FLA Appeals Court Rules the Gov't Can Ban Private Veggie Gardens

P. Gardner Goldsmith | November 15, 2017
Font Size

For decades, many U.S.-based collectivists have told people that too many Americans are obese.

They’ve implied that store owners and restaurateurs are evil for not offering people shelves of bean sprouts, never noting that consumer demand drives shelf allocation. Then they tell us that central planning and mandates will alleviate this situation and are excusable because “we all pay” when someone gets diabetes or spontaneously combusts after eating the wrong food. Given that stellar track record of nanny-statism and the push to turn humans into grass-fed sheep, one might think that local politicians and big-hitter judges might want more people to grow their own vegetables. Heck, at the most fundamental level, one might hope that at least the politicians and judges would uphold the ancient human tradition of property rights.

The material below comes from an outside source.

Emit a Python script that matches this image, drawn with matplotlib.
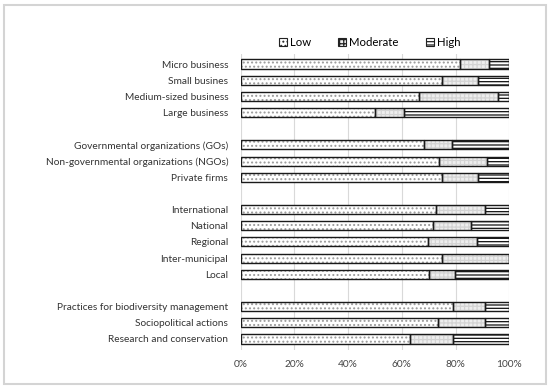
import numpy as np
import matplotlib.pyplot as plt
from matplotlib.patches import Patch, Rectangle

plt.rcParams['font.family'] = ['Lato', 'DejaVu Sans']
plt.rcParams['hatch.linewidth'] = 0.9

# =========================
# data (% of responses)
# =========================
groups = [
    ["Micro business", "Small busines", "Medium-sized business", "Large business"],
    ["Governmental organizations (GOs)", "Non-governmental organizations (NGOs)", "Private firms"],
    ["International", "National", "Regional", "Inter-municipal", "Local"],
    ["Practices for biodiversity management", "Sociopolitical actions", "Research and conservation"],
]
low = [81.6, 74.9, 66.5, 50.0,
       68.1, 73.9, 74.8,
       72.8, 71.5, 69.7, 74.9, 70.1,
       79.2, 73.6, 63.1]
moderate = [10.7, 13.6, 29.3, 10.9,
            10.4, 17.8, 13.7,
            18.0, 14.4, 18.3, 25.1, 9.8,
            11.9, 17.5, 15.8]
high = [7.7, 11.5, 4.2, 39.1,
        21.5, 8.3, 11.5,
        9.2, 14.1, 12.0, 0.0, 20.1,
        8.9, 8.9, 21.1]
series_names = ["Low", "Moderate", "High"]
xticks = [0, 20, 40, 60, 80, 100]

# =========================
# positions with a gap between groups
# =========================
labels, ypos = [], []
slot = 0
for g in groups:
    for name in g:
        labels.append(name)
        ypos.append(slot)
        slot += 1
    slot += 1
ypos = np.array(ypos)

styles = [
    dict(face="white", hatch="....", hcolor="#9a9a9a"),
    dict(face="#eeeeee", hatch="++++", hcolor="#d4d4d4"),
    dict(face="white", hatch="-----", hcolor="#111111"),
]

fig = plt.figure(figsize=(5.5, 3.89), dpi=100)
ax = fig.add_axes([0.4376, 0.1003, 0.4884, 0.7609])

left = np.zeros(len(labels))
bar_h = 0.56
for vals, st in zip([low, moderate, high], styles):
    vals = np.array(vals)
    ax.barh(ypos, vals, left=left, height=bar_h, color=st["face"],
            hatch=st["hatch"], edgecolor=st["hcolor"], linewidth=0.01, zorder=2)
    ax.barh(ypos, vals, left=left, height=bar_h, fill=False,
            edgecolor="#1a1a1a", linewidth=1.0, zorder=3)
    left += vals

ax.set_xlim(0, 100)
ax.set_ylim(17.68, -0.62)
ax.set_yticks(ypos)
ax.set_yticklabels(labels, fontsize=7.3, color="#333333")
ax.set_xticks(xticks)
ax.set_xticklabels([f"{t}%" for t in xticks], fontsize=7.3, color="#444444")
ax.tick_params(length=0, pad=9)
ax.tick_params(axis="x", pad=7)
ax.grid(axis="x", color="#d9d9d9", linewidth=0.8, zorder=0)
for s in ax.spines.values():
    s.set_visible(False)

# legend
handles = []
for name, st in zip(series_names, styles):
    handles.append(Patch(facecolor=st["face"], edgecolor="#222222",
                         hatch=st["hatch"], label=name, linewidth=0.8))
fig.legend(handles=handles, loc="center", bbox_to_anchor=(0.672, 0.892),
           ncol=3, frameon=False, fontsize=8.2, handlelength=0.7,
           handleheight=0.7, handletextpad=0.25, columnspacing=2.4)

# outer frame
fig.patches.append(Rectangle((0.008, 0.012), 0.984, 0.976, transform=fig.transFigure,
                             fill=False, edgecolor="#d4d4d4", linewidth=1.5))

plt.savefig("out.png", dpi=100)
plt.close()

Just don’t cling to those hopes in Florida, where the political busy-bodies of Miami Shores have banned front yard veggie gardens, and an appeals court has just upheld the ban.

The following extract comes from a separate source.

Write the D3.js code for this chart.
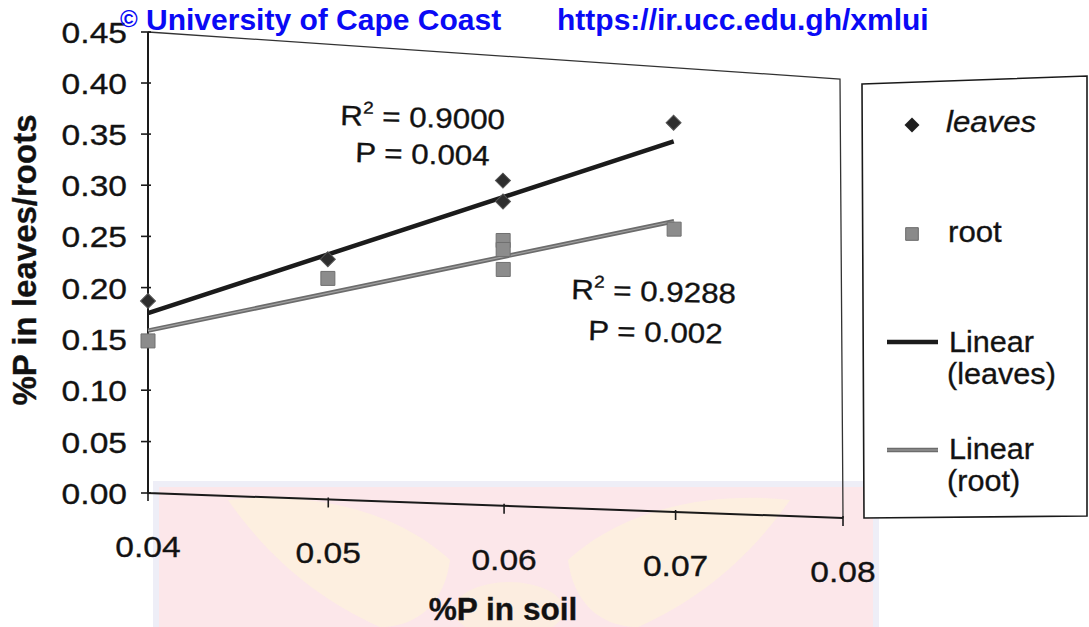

As Baylen Lennekin writes for Reason:

There, Hermine Ricketts and her husband, Laurence Carroll, had kept a nicely manicured vegetable garden in their front yard for nearly two decades. Then, in 2013, Miami Shores adopted an ordinance that banned vegetable gardens, and vowed to fine violators each day they failed to comply with the law.

Ricketts and Carroll sued to defend their rights to acquire and peacefully use land, and their rights to privacy. But a state court in Florida upheld the ordinance on the grounds that – get this – veggies are “ugly,” and now, a state appeals court has sided with the lower (very low) court.

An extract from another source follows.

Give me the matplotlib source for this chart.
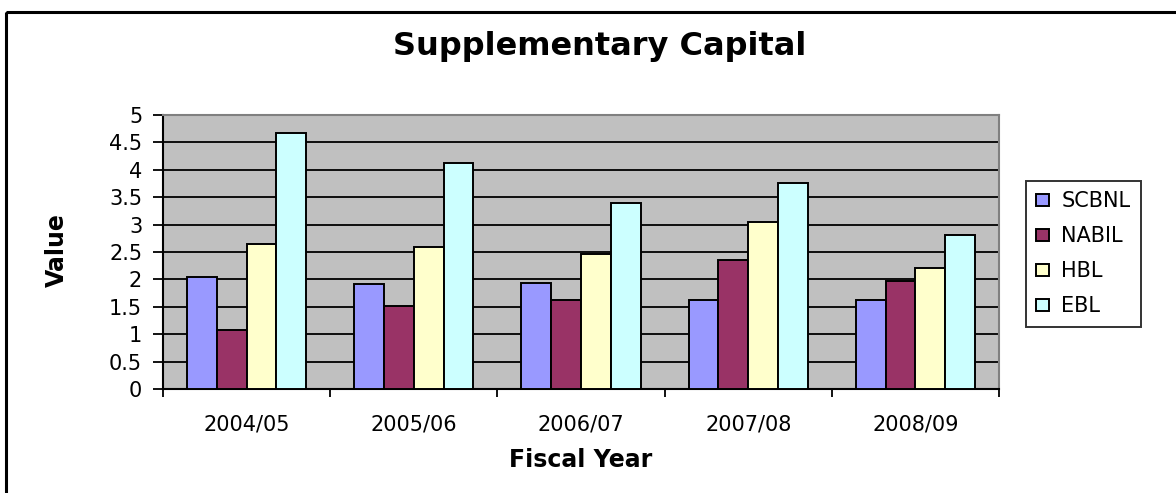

First of all, whatever happened to the time-honored adage, “Beauty is in the eye of the beholder”? What happened to the Latin phrase my father used to say, “De gustabus non est disputandum,” translation “There’s no disputing one’s taste”?

Second, isn’t the supposed rationale for the existence of the state that it is there to “protect” private property from encroachments by others?

Instead, it does precisely that which we are not supposed to do to each other: threatens us, restricts our freedom to peacefully act, and takes our property, be it directly through eminent domain, through taxation, or through ordinances like this in Miami Shores.

Why should anyone be surprised that on appeal to agents of the government, those said same agents ruled in favor of the government and against property rights? After all, the only way they get their paychecks is through the government infringing on the peaceful ownership of private property and via demands of tax “tribute” to their officialdom.

And the decision is not only consistent with the QED of government (it’s supposed to exist to protect your stuff, but it can only exist by claiming the power to take your stuff and hurt you if you resist). It's also consistent with the arbitrary ways in which politicians and judges write and interpret ordinances and statutes. So, as noted by Reason:

‘In Miami Shores, it is perfectly fine to grow fruit, build a pool, or park a boat in your front yard,’ says Ari Bargil, an attorney with the Institute for Justice, which represents Ricketts and Carroll, in an email to me in the wake of the court's ruling. ‘But this decision holds that it['s] perfectly rational for a City to prohibit vegetable gardens, while permitting virtually everything else.’

Just silly. But there is one more important lesson to be derived from this Florida mess, and it has to do with tort law and ancient tradition.

One of the key components of tort law is that a plaintiff must show he or she has been harmed in order to bring a case. If a person hasn’t been harmed by the actions of a potential defendant, then there’s no case. The government is not a person, and, therefore, cannot claim personal harm. If a neighbor of someone with a veggie garden wants to claim damages, let him or her try. But it is highly unlikely that any sensible person would allow such a case to be heard, and if it were to be heard, a jury would likely not find in favor of the plaintiff.

But the state can simply create ordinances that block activities, regardless of the fact that the activities have not harmed anyone.

This is slavery, plain and simple. Many folks see slavery as forced work for another, and government enslaves via taxation, for sure. But it also involves prohibition against peaceful activities -- activities that are part of the gamut of human experience and to which men and women have a rightful claim.

It’s sad that the egomaniacal dictates in Miami Shores are being upheld, but at least others can derive a lesson from this mess. The specifics of the ban are far less important than the principles it confronts, principles that the politicians and judges seem to find offensive.

But which is offensive? A vegetable garden that harms no one, or a government that threatens people with fines and jail for growing the food?

Pretty easy to answer. So easy, in fact, even politicians and judges should be able to answer.